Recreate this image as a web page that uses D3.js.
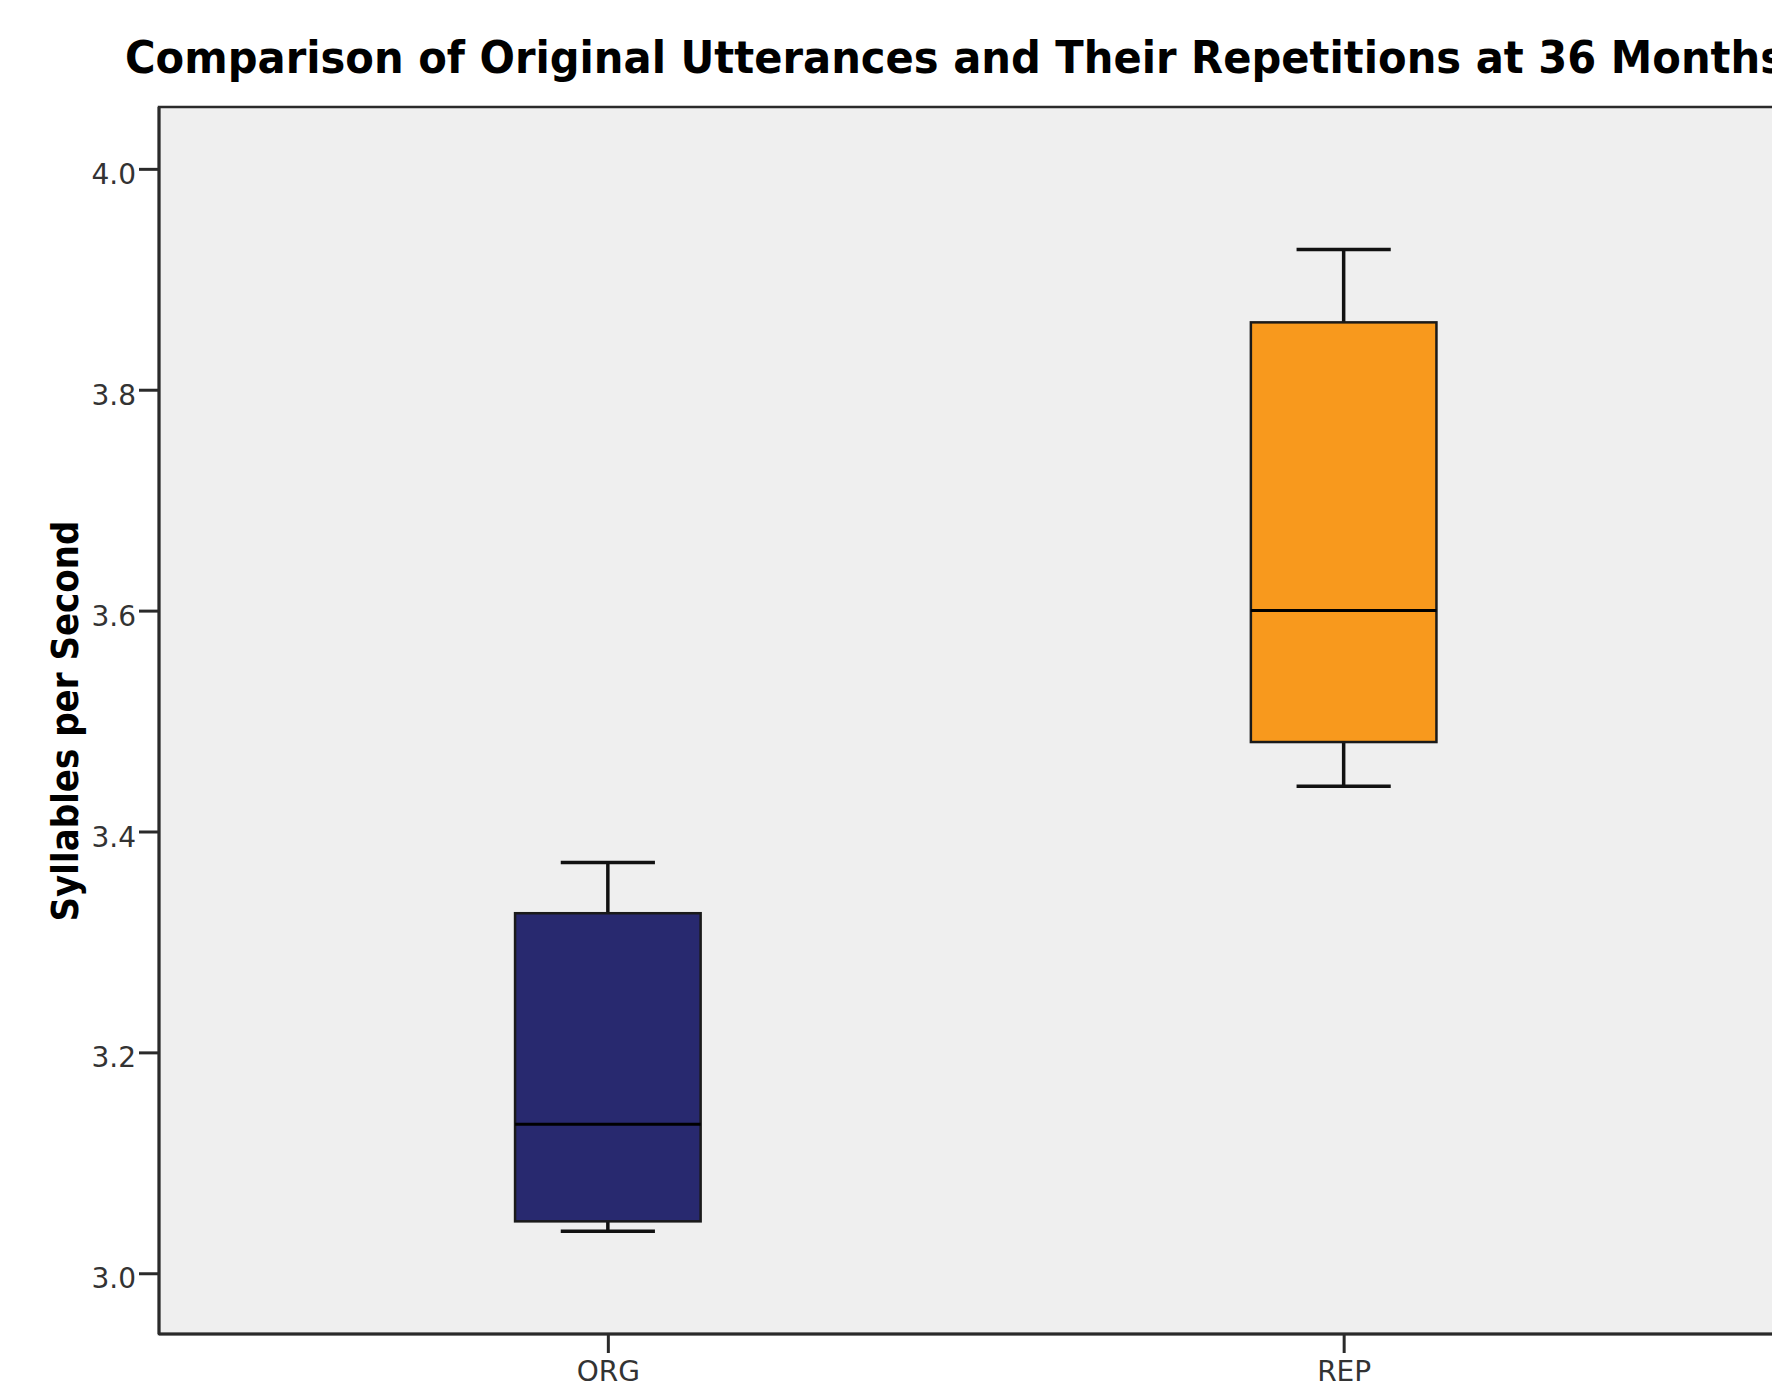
<!DOCTYPE html>
<html>
<head>
<meta charset="utf-8">
<script src="https://cdn.jsdelivr.net/npm/d3@7"></script>
<style>
  html, body { margin: 0; padding: 0; background: #ffffff; overflow: hidden; }
  svg { display: block; }
</style>
</head>
<body>
<svg id="chart" width="1772" height="1383"></svg>
<script>
// ---- data ----
const categories = ["ORG", "REP"];
const whiskerLow  = [3.038, 3.441];
const q1Values    = [3.047, 3.481];
const medians     = [3.135, 3.600];
const q3Values    = [3.326, 3.861];
const whiskerHigh = [3.372, 3.927];
const fillColors  = ["#28296f", "#f8991d"];
const yTicks      = [3.0, 3.2, 3.4, 3.6, 3.8, 4.0];
const titleText   = "Comparison of Original Utterances and Their Repetitions at 36 Months";
const yLabelText  = "Syllables per Second";

const boxes = categories.map((c, i) => ({
  cat: c, lo: whiskerLow[i], q1: q1Values[i], med: medians[i],
  q3: q3Values[i], hi: whiskerHigh[i], fill: fillColors[i]
}));

// ---- layout ----
const svg = d3.select("#chart");
const plot = { left: 159, top: 107, right: 1792.5, bottom: 1334 };

const x = d3.scalePoint().domain(categories)
  .range([plot.left, plot.right]).padding(0.61);
const y = d3.scaleLinear().domain([2.945, 4.056])
  .range([plot.bottom, plot.top]);

const step = x.step();
const boxW = step * 0.2522;
const capW = step * 0.128;

// plot background / frame
svg.append("rect")
  .attr("x", plot.left).attr("y", plot.top)
  .attr("width", 1772 - plot.left + 20)
  .attr("height", plot.bottom - plot.top)
  .attr("fill", "#efefef")
  .attr("stroke", "#2a2a2a").attr("stroke-width", 2.5);

// boxes
const g = svg.append("g");
const bx = g.selectAll("g.box").data(boxes).join("g").attr("class", "box");

// whisker stems
bx.append("line")
  .attr("x1", d => x(d.cat)).attr("x2", d => x(d.cat))
  .attr("y1", d => y(d.hi)).attr("y2", d => y(d.q3))
  .attr("stroke", "#111").attr("stroke-width", 3.5);
bx.append("line")
  .attr("x1", d => x(d.cat)).attr("x2", d => x(d.cat))
  .attr("y1", d => y(d.q1)).attr("y2", d => y(d.lo))
  .attr("stroke", "#111").attr("stroke-width", 3.5);
// caps
bx.append("line")
  .attr("x1", d => x(d.cat) - capW / 2).attr("x2", d => x(d.cat) + capW / 2)
  .attr("y1", d => y(d.hi)).attr("y2", d => y(d.hi))
  .attr("stroke", "#111").attr("stroke-width", 3.5);
bx.append("line")
  .attr("x1", d => x(d.cat) - capW / 2).attr("x2", d => x(d.cat) + capW / 2)
  .attr("y1", d => y(d.lo)).attr("y2", d => y(d.lo))
  .attr("stroke", "#111").attr("stroke-width", 3.5);
// box
bx.append("rect")
  .attr("x", d => x(d.cat) - boxW / 2)
  .attr("y", d => y(d.q3))
  .attr("width", boxW)
  .attr("height", d => y(d.q1) - y(d.q3))
  .attr("fill", d => d.fill)
  .attr("stroke", "#1a1a1a").attr("stroke-width", 2.5);
// median
bx.append("line")
  .attr("x1", d => x(d.cat) - boxW / 2).attr("x2", d => x(d.cat) + boxW / 2)
  .attr("y1", d => y(d.med)).attr("y2", d => y(d.med))
  .attr("stroke", "#000").attr("stroke-width", 3);

// y axis
const yAxis = d3.axisLeft(y).tickValues(yTicks).tickFormat(d3.format(".1f"))
  .tickSize(20).tickPadding(3).tickSizeOuter(0);
const ya = svg.append("g").attr("transform", `translate(${plot.left},0)`).call(yAxis);
ya.select(".domain").remove();
ya.selectAll(".tick line").attr("stroke", "#2a2a2a").attr("stroke-width", 3);
ya.selectAll(".tick text")
  .attr("font-family", "DejaVu Sans, sans-serif")
  .attr("font-size", 28).attr("fill", "#333")
  .attr("dy", "0.52em");

// x axis
const xAxis = d3.axisBottom(x).tickSize(19).tickPadding(8).tickSizeOuter(0);
const xa = svg.append("g").attr("transform", `translate(0,${plot.bottom})`).call(xAxis);
xa.select(".domain").remove();
xa.selectAll(".tick line").attr("stroke", "#2a2a2a").attr("stroke-width", 3);
xa.selectAll(".tick text")
  .attr("font-family", "DejaVu Sans, sans-serif")
  .attr("font-size", 28).attr("fill", "#333");

// left + bottom axis lines redrawn on top
svg.append("line").attr("x1", plot.left).attr("x2", plot.left)
  .attr("y1", plot.top).attr("y2", plot.bottom)
  .attr("stroke", "#2a2a2a").attr("stroke-width", 3);
svg.append("line").attr("x1", plot.left).attr("x2", 1772)
  .attr("y1", plot.bottom).attr("y2", plot.bottom)
  .attr("stroke", "#2a2a2a").attr("stroke-width", 3);

// title
svg.append("text")
  .attr("x", 125).attr("y", 73)
  .attr("font-family", "DejaVu Sans, sans-serif")
  .attr("font-weight", "bold").attr("font-size", 44)
  .attr("fill", "#000")
  .attr("textLength", 1660).attr("lengthAdjust", "spacingAndGlyphs")
  .text(titleText);

// y label
svg.append("text")
  .attr("transform", "translate(78,721) rotate(-90)")
  .attr("text-anchor", "middle")
  .attr("font-family", "DejaVu Sans, sans-serif")
  .attr("font-weight", "bold").attr("font-size", 38)
  .attr("fill", "#000")
  .attr("textLength", 401).attr("lengthAdjust", "spacingAndGlyphs")
  .text(yLabelText);
</script>
</body>
</html>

--

■ **EXERCISE**
Your task is to restate word for word the lines from the top of the data to the line containing "const capW = step * 0.128;", both ends included, with every picture left out.

■ **THE OUTPUT**
Recreate this image as a web page that uses D3.js.
<!DOCTYPE html>
<html>
<head>
<meta charset="utf-8">
<script src="https://cdn.jsdelivr.net/npm/d3@7"></script>
<style>
  html, body { margin: 0; padding: 0; background: #ffffff; overflow: hidden; }
  svg { display: block; }
</style>
</head>
<body>
<svg id="chart" width="1772" height="1383"></svg>
<script>
// ---- data ----
const categories = ["ORG", "REP"];
const whiskerLow  = [3.038, 3.441];
const q1Values    = [3.047, 3.481];
const medians     = [3.135, 3.600];
const q3Values    = [3.326, 3.861];
const whiskerHigh = [3.372, 3.927];
const fillColors  = ["#28296f", "#f8991d"];
const yTicks      = [3.0, 3.2, 3.4, 3.6, 3.8, 4.0];
const titleText   = "Comparison of Original Utterances and Their Repetitions at 36 Months";
const yLabelText  = "Syllables per Second";

const boxes = categories.map((c, i) => ({
  cat: c, lo: whiskerLow[i], q1: q1Values[i], med: medians[i],
  q3: q3Values[i], hi: whiskerHigh[i], fill: fillColors[i]
}));

// ---- layout ----
const svg = d3.select("#chart");
const plot = { left: 159, top: 107, right: 1792.5, bottom: 1334 };

const x = d3.scalePoint().domain(categories)
  .range([plot.left, plot.right]).padding(0.61);
const y = d3.scaleLinear().domain([2.945, 4.056])
  .range([plot.bottom, plot.top]);

const step = x.step();
const boxW = step * 0.2522;
const capW = step * 0.128;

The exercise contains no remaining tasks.